Vivir esta vida nueva es posible gracias a la resurrección del Señor. Ella hace eficaz la redención obrada por Jesús en el Calvario. Ella nos abre las fuentes de la vida sobrenatural. Gracias a su resurrección se nos aplican los frutos de la Pasión a través de los sacramentos. En ellos, Cristo resucitado nos salva, nos limpia, nos purifica, nos robustece con el sacramento de su Cuerpo y de su Sangre, que no existiría si Cristo no hubiera resucitado. Gracias a su resurrección, nos envía el Espíritu Santo, que nos congrega en la Iglesia para que vivamos nuestra fe y nuestro compromiso cristiano acompañados por una auténtica comunidad de hermanos.
Es esta una noche eminentemente bautismal. Allí donde se pueda en esta noche están siendo bautizados miles de niños y de adultos en iglesias de todo el mundo. En esta noche, evocamos con gratitud la fecha de nuestro bautismo, sin duda, la más importante de nuestra vida. En ella fuimos insertados en la Pascua de Cristo, recibimos el don de la filiación, el tesoro de la gracia santificante, que nos hizo templos de la Santísima Trinidad, miembros de Cristo y miembros de la Iglesia. En esta noche renovamos nuestros compromisos bautismales, renunciamos al pecado y a los ídolos que nos esclavizan y prometemos al Señor ser siempre fieles al don espléndido de la vocación cristiana.

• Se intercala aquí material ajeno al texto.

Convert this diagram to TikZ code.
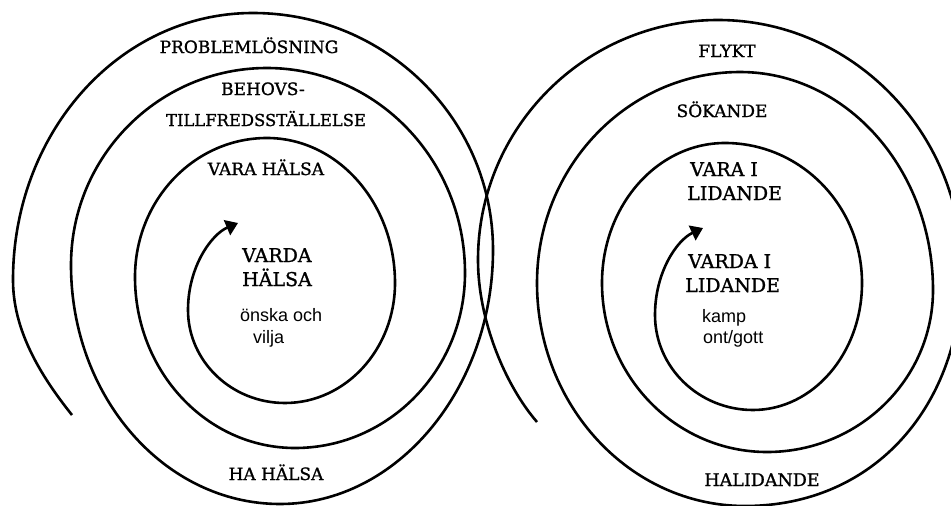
\documentclass[tikz,border=0pt]{standalone}
\usepackage{fontspec}
\setmainfont{DejaVu Serif}
\newfontfamily\labserif{DejaVu Serif}[FakeBold=1.2]
\newfontfamily\labsans{Liberation Sans}
\usetikzlibrary{arrows.meta}
\tikzset{
  spiral/.style={line width=2.6pt},
  tipped/.style={-{Triangle[length=12pt,width=16pt]}},
  lab/.style={inner sep=0pt, font=\labserif\fontsize{17}{20}\selectfont},
  biglab/.style={inner sep=0pt, font=\labserif\fontsize{19}{22}\selectfont},
  small/.style={inner sep=0pt, font=\labsans\fontsize{18}{20}\selectfont}
}
\begin{document}
\begin{tikzpicture}[x=1pt,y=-1pt]
\useasboundingbox (0,0) rectangle (951,506);
\fill[white] (0,0) rectangle (951,506);
\clip (0,0) rectangle (951,506);
% left spiral
\draw[spiral, tipped]
 (72,415) .. controls (40,375) and (13,330) .. (13,280)
 .. controls (13,132.6) and (119.2,13) .. (253,13)
 .. controls (385.5,13) and (493,119.2) .. (493,250)
 .. controls (493,388) and (397.6,504) .. (280,504)
 .. controls (164.6,504) and (71,397) .. (71,265)
 .. controls (71,156.3) and (158.8,68) .. (267,68)
 .. controls (376.3,68) and (465,159.8) .. (465,273)
 .. controls (465,369.6) and (388.8,448) .. (295,448)
 .. controls (206.7,448) and (135,371.4) .. (135,277)
 .. controls (135,200.3) and (194.1,138) .. (267,138)
 .. controls (337.7,138) and (395,203) .. (395,283)
 .. controls (395,349.2) and (345.7,403) .. (285,403)
 .. controls (231.5,403) and (188,361.3) .. (188,310)
 .. controls (188,266) and (212,234) .. (238,223);
% right spiral
\draw[spiral, tipped]
 (537,422) .. controls (505,385) and (478,320) .. (478,260)
 .. controls (478,127.5) and (585.5,20) .. (718,20)
 .. controls (851.6,20) and (962,132) .. (962,270)
 .. controls (962,405) and (875,506) .. (745,506)
 .. controls (630,506) and (537,405.5) .. (537,283)
 .. controls (537,166.5) and (628,72) .. (740,72)
 .. controls (846.5,72) and (933,169.7) .. (933,290)
 .. controls (933,379.4) and (858.6,452) .. (767,452)
 .. controls (675.9,452) and (602,376.3) .. (602,283)
 .. controls (602,205.7) and (657.1,143) .. (725,143)
 .. controls (800.6,143) and (862,205.7) .. (862,283)
 .. controls (862,353.1) and (813.2,410) .. (753,410)
 .. controls (698.9,410) and (655,367.4) .. (655,315)
 .. controls (655,272) and (677,240) .. (703,228);
% left labels
\node[lab, anchor=base] (prob) at (249,53) {PROBLEMLÖSNING};
\node[lab, anchor=base] (beh1) at (263,95) {BEHOVS-};
\node[lab, anchor=base, font=\labserif\fontsize{16.4}{20}\selectfont] (beh2) at (266,126) {TILLFREDSSTÄLLELSE};
\node[lab, anchor=base] (varah) at (266,175) {VARA HÄLSA};
\node[biglab, anchor=base west] (vard1) at (242,262) {VARDA};
\node[biglab, anchor=base west] (vard2) at (242,286) {HÄLSA};
\node[small, anchor=base west] (onska) at (240,321) {önska och};
\node[small, anchor=base west] (vilja) at (253,343) {vilja};
\node[lab, anchor=base] (hah) at (276,480) {HA HÄLSA};
% right labels
\node[lab, anchor=base] (flykt) at (727,57) {FLYKT};
\node[lab, anchor=base] (sok) at (722,117) {SÖKANDE};
\node[biglab, anchor=base west] (vi1) at (690,176) {VARA I};
\node[biglab, anchor=base west] (vi2) at (687,200) {LIDANDE};
\node[biglab, anchor=base west] (vdi1) at (688,268) {VARDA I};
\node[biglab, anchor=base west] (vdi2) at (685,292) {LIDANDE};
\node[small, anchor=base west] (kamp) at (702,322) {kamp};
\node[small, anchor=base west] (ontgott) at (703,343) {ont/gott};
\node[lab, anchor=base, font=\labserif\fontsize{17.5}{20}\selectfont] (halid) at (762,486) {HALIDANDE};
\end{tikzpicture}
\end{document}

Termino con una breve alusión a la Santísima Virgen, que seguro que sería la primera en gozar de la visión de Jesús resucitado. Felicitemos a María por la resurrección y el triunfo de su Hijo. Pidámosle que nos haga experimentar en el tiempo litúrgico que hoy iniciamos la alegría de sabernos redimidos por el Misterio Pascual de Cristo, la alegría intensa y profunda que brota de nuestra condición de cristianos e hijos de Dios, la alegría y la esperanza por el destino feliz que nos aguarda gracias a la muerte y resurrección de su Hijo. Así sea.